● **Task statement**
Return the material word for word. Do not include pictures.
#####
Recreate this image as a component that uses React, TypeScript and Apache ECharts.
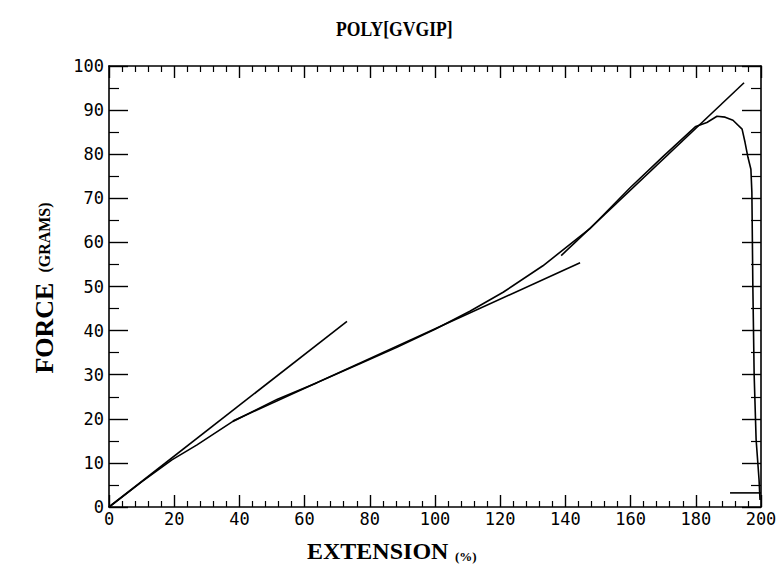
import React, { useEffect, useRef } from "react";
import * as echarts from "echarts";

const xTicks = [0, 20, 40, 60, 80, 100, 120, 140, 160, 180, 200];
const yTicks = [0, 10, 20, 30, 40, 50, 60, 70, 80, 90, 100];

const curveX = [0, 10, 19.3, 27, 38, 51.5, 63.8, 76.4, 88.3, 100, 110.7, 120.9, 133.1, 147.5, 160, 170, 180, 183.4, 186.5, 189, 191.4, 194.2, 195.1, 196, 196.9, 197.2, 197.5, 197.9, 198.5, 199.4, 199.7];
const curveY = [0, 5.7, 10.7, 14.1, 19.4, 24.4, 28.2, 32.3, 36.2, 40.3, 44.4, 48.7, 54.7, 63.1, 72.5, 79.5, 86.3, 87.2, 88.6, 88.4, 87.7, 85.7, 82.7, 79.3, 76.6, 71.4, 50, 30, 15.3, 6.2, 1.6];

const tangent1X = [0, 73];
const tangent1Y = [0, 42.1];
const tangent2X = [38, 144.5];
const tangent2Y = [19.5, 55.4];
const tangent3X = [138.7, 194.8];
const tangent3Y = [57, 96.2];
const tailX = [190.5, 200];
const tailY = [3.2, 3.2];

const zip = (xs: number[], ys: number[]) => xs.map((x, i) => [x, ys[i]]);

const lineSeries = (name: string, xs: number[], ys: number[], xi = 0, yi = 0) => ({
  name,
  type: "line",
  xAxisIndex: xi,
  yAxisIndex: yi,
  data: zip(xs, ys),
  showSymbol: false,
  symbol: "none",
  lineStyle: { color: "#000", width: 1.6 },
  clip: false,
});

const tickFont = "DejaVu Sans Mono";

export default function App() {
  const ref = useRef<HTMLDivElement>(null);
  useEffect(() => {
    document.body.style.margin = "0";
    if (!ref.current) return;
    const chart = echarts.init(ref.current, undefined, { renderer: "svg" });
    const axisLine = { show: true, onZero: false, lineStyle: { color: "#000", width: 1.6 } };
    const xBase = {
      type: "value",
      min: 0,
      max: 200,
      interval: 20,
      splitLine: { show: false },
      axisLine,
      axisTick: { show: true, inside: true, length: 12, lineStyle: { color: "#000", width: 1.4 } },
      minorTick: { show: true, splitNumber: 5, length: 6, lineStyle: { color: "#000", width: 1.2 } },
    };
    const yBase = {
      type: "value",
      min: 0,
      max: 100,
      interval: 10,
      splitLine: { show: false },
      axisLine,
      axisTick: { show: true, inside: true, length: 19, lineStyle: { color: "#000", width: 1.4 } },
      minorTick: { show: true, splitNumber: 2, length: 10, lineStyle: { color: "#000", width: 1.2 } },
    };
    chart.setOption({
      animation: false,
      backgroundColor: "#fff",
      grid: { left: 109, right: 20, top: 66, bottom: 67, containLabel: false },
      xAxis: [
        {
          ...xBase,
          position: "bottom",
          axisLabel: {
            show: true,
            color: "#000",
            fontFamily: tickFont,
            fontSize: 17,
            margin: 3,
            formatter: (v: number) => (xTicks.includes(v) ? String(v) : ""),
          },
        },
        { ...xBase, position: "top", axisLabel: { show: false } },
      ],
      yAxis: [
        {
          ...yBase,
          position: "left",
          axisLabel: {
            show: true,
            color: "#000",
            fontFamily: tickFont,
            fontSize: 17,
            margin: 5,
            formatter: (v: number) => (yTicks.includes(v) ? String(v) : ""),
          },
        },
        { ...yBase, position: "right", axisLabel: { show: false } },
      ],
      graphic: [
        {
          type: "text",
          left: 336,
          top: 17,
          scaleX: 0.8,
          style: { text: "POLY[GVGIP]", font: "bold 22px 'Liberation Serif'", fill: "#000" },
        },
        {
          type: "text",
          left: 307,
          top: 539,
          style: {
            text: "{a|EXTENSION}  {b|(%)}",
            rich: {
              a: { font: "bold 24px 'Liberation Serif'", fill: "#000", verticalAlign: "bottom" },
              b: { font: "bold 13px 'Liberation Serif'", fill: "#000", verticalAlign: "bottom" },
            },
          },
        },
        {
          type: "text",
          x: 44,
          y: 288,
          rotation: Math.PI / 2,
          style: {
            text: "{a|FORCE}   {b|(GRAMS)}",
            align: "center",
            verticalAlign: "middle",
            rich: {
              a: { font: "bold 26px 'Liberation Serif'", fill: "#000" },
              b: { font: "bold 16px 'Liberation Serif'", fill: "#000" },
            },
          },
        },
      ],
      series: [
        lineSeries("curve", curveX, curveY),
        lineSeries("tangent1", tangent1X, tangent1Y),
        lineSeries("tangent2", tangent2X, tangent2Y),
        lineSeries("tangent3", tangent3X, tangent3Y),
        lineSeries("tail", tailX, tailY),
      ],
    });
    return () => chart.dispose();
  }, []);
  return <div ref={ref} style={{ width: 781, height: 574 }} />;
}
#####
● **Exercise response**
Recreate this image as a component that uses React, TypeScript and Apache ECharts.
import React, { useEffect, useRef } from "react";
import * as echarts from "echarts";

const xTicks = [0, 20, 40, 60, 80, 100, 120, 140, 160, 180, 200];
const yTicks = [0, 10, 20, 30, 40, 50, 60, 70, 80, 90, 100];

const curveX = [0, 10, 19.3, 27, 38, 51.5, 63.8, 76.4, 88.3, 100, 110.7, 120.9, 133.1, 147.5, 160, 170, 180, 183.4, 186.5, 189, 191.4, 194.2, 195.1, 196, 196.9, 197.2, 197.5, 197.9, 198.5, 199.4, 199.7];
const curveY = [0, 5.7, 10.7, 14.1, 19.4, 24.4, 28.2, 32.3, 36.2, 40.3, 44.4, 48.7, 54.7, 63.1, 72.5, 79.5, 86.3, 87.2, 88.6, 88.4, 87.7, 85.7, 82.7, 79.3, 76.6, 71.4, 50, 30, 15.3, 6.2, 1.6];

const tangent1X = [0, 73];
const tangent1Y = [0, 42.1];
const tangent2X = [38, 144.5];
const tangent2Y = [19.5, 55.4];
const tangent3X = [138.7, 194.8];
const tangent3Y = [57, 96.2];
const tailX = [190.5, 200];
const tailY = [3.2, 3.2];

const zip = (xs: number[], ys: number[]) => xs.map((x, i) => [x, ys[i]]);

const lineSeries = (name: string, xs: number[], ys: number[], xi = 0, yi = 0) => ({
  name,
  type: "line",
  xAxisIndex: xi,
  yAxisIndex: yi,
  data: zip(xs, ys),
  showSymbol: false,
  symbol: "none",
  lineStyle: { color: "#000", width: 1.6 },
  clip: false,
});

const tickFont = "DejaVu Sans Mono";

export default function App() {
  const ref = useRef<HTMLDivElement>(null);
  useEffect(() => {
    document.body.style.margin = "0";
    if (!ref.current) return;
    const chart = echarts.init(ref.current, undefined, { renderer: "svg" });
    const axisLine = { show: true, onZero: false, lineStyle: { color: "#000", width: 1.6 } };
    const xBase = {
      type: "value",
      min: 0,
      max: 200,
      interval: 20,
      splitLine: { show: false },
      axisLine,
      axisTick: { show: true, inside: true, length: 12, lineStyle: { color: "#000", width: 1.4 } },
      minorTick: { show: true, splitNumber: 5, length: 6, lineStyle: { color: "#000", width: 1.2 } },
    };
    const yBase = {
      type: "value",
      min: 0,
      max: 100,
      interval: 10,
      splitLine: { show: false },
      axisLine,
      axisTick: { show: true, inside: true, length: 19, lineStyle: { color: "#000", width: 1.4 } },
      minorTick: { show: true, splitNumber: 2, length: 10, lineStyle: { color: "#000", width: 1.2 } },
    };
    chart.setOption({
      animation: false,
      backgroundColor: "#fff",
      grid: { left: 109, right: 20, top: 66, bottom: 67, containLabel: false },
      xAxis: [
        {
          ...xBase,
          position: "bottom",
          axisLabel: {
            show: true,
            color: "#000",
            fontFamily: tickFont,
            fontSize: 17,
            margin: 3,
            formatter: (v: number) => (xTicks.includes(v) ? String(v) : ""),
          },
        },
        { ...xBase, position: "top", axisLabel: { show: false } },
      ],
      yAxis: [
        {
          ...yBase,
          position: "left",
          axisLabel: {
            show: true,
            color: "#000",
            fontFamily: tickFont,
            fontSize: 17,
            margin: 5,
            formatter: (v: number) => (yTicks.includes(v) ? String(v) : ""),
          },
        },
        { ...yBase, position: "right", axisLabel: { show: false } },
      ],
      graphic: [
        {
          type: "text",
          left: 336,
          top: 17,
          scaleX: 0.8,
          style: { text: "POLY[GVGIP]", font: "bold 22px 'Liberation Serif'", fill: "#000" },
        },
        {
          type: "text",
          left: 307,
          top: 539,
          style: {
            text: "{a|EXTENSION}  {b|(%)}",
            rich: {
              a: { font: "bold 24px 'Liberation Serif'", fill: "#000", verticalAlign: "bottom" },
              b: { font: "bold 13px 'Liberation Serif'", fill: "#000", verticalAlign: "bottom" },
            },
          },
        },
        {
          type: "text",
          x: 44,
          y: 288,
          rotation: Math.PI / 2,
          style: {
            text: "{a|FORCE}   {b|(GRAMS)}",
            align: "center",
            verticalAlign: "middle",
            rich: {
              a: { font: "bold 26px 'Liberation Serif'", fill: "#000" },
              b: { font: "bold 16px 'Liberation Serif'", fill: "#000" },
            },
          },
        },
      ],
      series: [
        lineSeries("curve", curveX, curveY),
        lineSeries("tangent1", tangent1X, tangent1Y),
        lineSeries("tangent2", tangent2X, tangent2Y),
        lineSeries("tangent3", tangent3X, tangent3Y),
        lineSeries("tail", tailX, tailY),
      ],
    });
    return () => chart.dispose();
  }, []);
  return <div ref={ref} style={{ width: 781, height: 574 }} />;
}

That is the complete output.